━━ EXTRACTED DATA ━━

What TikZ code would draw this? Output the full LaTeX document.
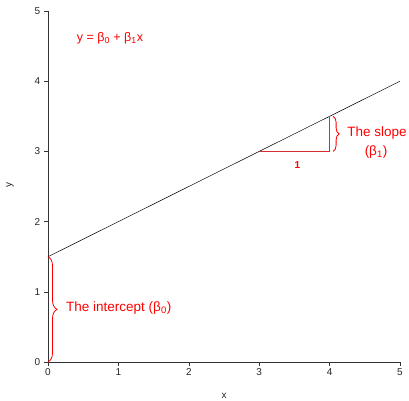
\documentclass[tikz,border=0pt]{standalone}
\usepackage{fontspec}
\setmainfont{Liberation Sans}
\usetikzlibrary{decorations.pathreplacing}
\definecolor{trired}{RGB}{215,45,45}
\begin{document}
\begin{tikzpicture}[x=70.4pt,y=70.2pt,
  axisline/.style={draw=black!80, line width=0.6pt},
  ticklab/.style={font=\fontsize{10}{12}\selectfont, text=black!85, inner sep=0pt},
  annot/.style={text=red, inner sep=0pt, font=\fontsize{13.5}{16}\selectfont},
  bracestyle/.style={draw=red, line width=0.8pt, decorate, decoration={brace, amplitude=#1}},
  tri/.style={draw=trired, line width=0.7pt},
  regline/.style={draw=black, line width=0.5pt}]
\useasboundingbox (-48pt,-38pt) rectangle (361pt,362pt);
\coordinate (O) at (0,0);
\coordinate (X5) at (5,0);
\coordinate (Y5) at (0,5);
\coordinate (A) at (0,1.5);
\coordinate (B) at (5,4);
\coordinate (P) at (3,3);
\coordinate (Q) at (4,3);
\coordinate (R) at (4,3.5);
% axes
\draw[axisline] (O) -- (X5);
\draw[axisline] (O) -- (Y5);
\foreach \i in {0,...,5}{
  \draw[axisline] (\i,0) -- ++(0,-4pt) node[ticklab, below=2.5pt] (xt\i) {\i};
  \draw[axisline] (0,\i) -- ++(-4pt,0) node[ticklab, left=3.5pt] (yt\i) {\i};
}
\node[ticklab] (xlab) at (176pt,-34pt) {x};
\node[ticklab, rotate=90] (ylab) at (-38pt,177pt) {y};
% regression line
\draw[regline] (A) -- (B);
% slope triangle
\draw[tri] (P) -- (Q) -- (R);
\node[text=red, font=\fontsize{10}{12}\selectfont\bfseries, inner sep=0pt] (one) at (249.5pt,197pt) {1};
% braces
\draw[bracestyle=9pt] (A) -- (O);
\draw[bracestyle=6pt] ([xshift=3.5pt]R) -- ([xshift=3.5pt]Q);
% labels
\node[annot] (slope) at (329pt,229pt) {The slope};
\node[annot] (b1) at (328pt,210pt) {(β\textsubscript{1})};
\node[annot, anchor=west] (icpt) at (18pt,54pt) {The intercept (β\textsubscript{0})};
\node[text=red, inner sep=0pt, font=\fontsize{12.5}{15}\selectfont] (eq) at (62pt,323.5pt) {y = β\textsubscript{0} + β\textsubscript{1}x};
\end{tikzpicture}
\end{document}
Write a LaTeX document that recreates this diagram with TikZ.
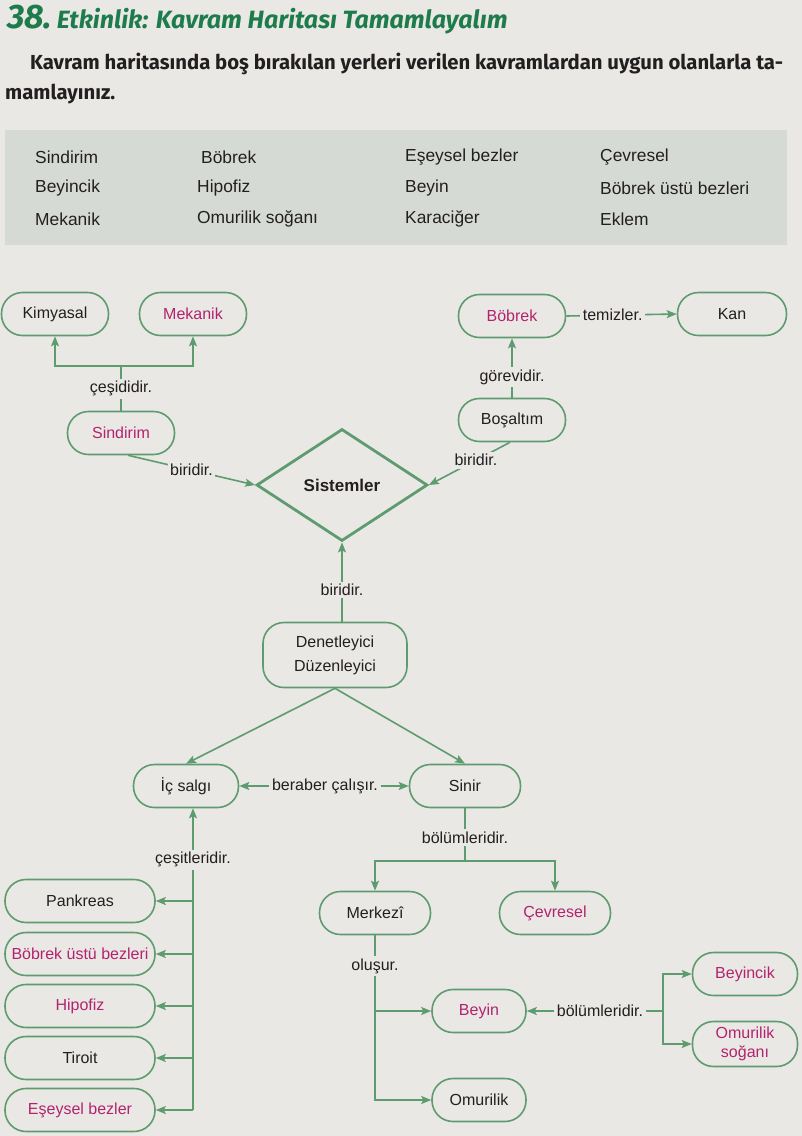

━━━

[WHAT YOU NEED TO DO]: Copy every record above exactly, leaving out the pictures.

[ANSWER TO THE TASK]:
What TikZ code would draw this? Output the full LaTeX document.
\documentclass[tikz,border=0pt]{standalone}
\usepackage{fontspec}
\setmainfont{Liberation Sans}
\usetikzlibrary{decorations.pathreplacing}
\definecolor{trired}{RGB}{215,45,45}
\begin{document}
\begin{tikzpicture}[x=70.4pt,y=70.2pt,
  axisline/.style={draw=black!80, line width=0.6pt},
  ticklab/.style={font=\fontsize{10}{12}\selectfont, text=black!85, inner sep=0pt},
  annot/.style={text=red, inner sep=0pt, font=\fontsize{13.5}{16}\selectfont},
  bracestyle/.style={draw=red, line width=0.8pt, decorate, decoration={brace, amplitude=#1}},
  tri/.style={draw=trired, line width=0.7pt},
  regline/.style={draw=black, line width=0.5pt}]
\useasboundingbox (-48pt,-38pt) rectangle (361pt,362pt);
\coordinate (O) at (0,0);
\coordinate (X5) at (5,0);
\coordinate (Y5) at (0,5);
\coordinate (A) at (0,1.5);
\coordinate (B) at (5,4);
\coordinate (P) at (3,3);
\coordinate (Q) at (4,3);
\coordinate (R) at (4,3.5);
% axes
\draw[axisline] (O) -- (X5);
\draw[axisline] (O) -- (Y5);
\foreach \i in {0,...,5}{
  \draw[axisline] (\i,0) -- ++(0,-4pt) node[ticklab, below=2.5pt] (xt\i) {\i};
  \draw[axisline] (0,\i) -- ++(-4pt,0) node[ticklab, left=3.5pt] (yt\i) {\i};
}
\node[ticklab] (xlab) at (176pt,-34pt) {x};
\node[ticklab, rotate=90] (ylab) at (-38pt,177pt) {y};
% regression line
\draw[regline] (A) -- (B);
% slope triangle
\draw[tri] (P) -- (Q) -- (R);
\node[text=red, font=\fontsize{10}{12}\selectfont\bfseries, inner sep=0pt] (one) at (249.5pt,197pt) {1};
% braces
\draw[bracestyle=9pt] (A) -- (O);
\draw[bracestyle=6pt] ([xshift=3.5pt]R) -- ([xshift=3.5pt]Q);
% labels
\node[annot] (slope) at (329pt,229pt) {The slope};
\node[annot] (b1) at (328pt,210pt) {(β\textsubscript{1})};
\node[annot, anchor=west] (icpt) at (18pt,54pt) {The intercept (β\textsubscript{0})};
\node[text=red, inner sep=0pt, font=\fontsize{12.5}{15}\selectfont] (eq) at (62pt,323.5pt) {y = β\textsubscript{0} + β\textsubscript{1}x};
\end{tikzpicture}
\end{document}
Write a LaTeX document that recreates this diagram with TikZ.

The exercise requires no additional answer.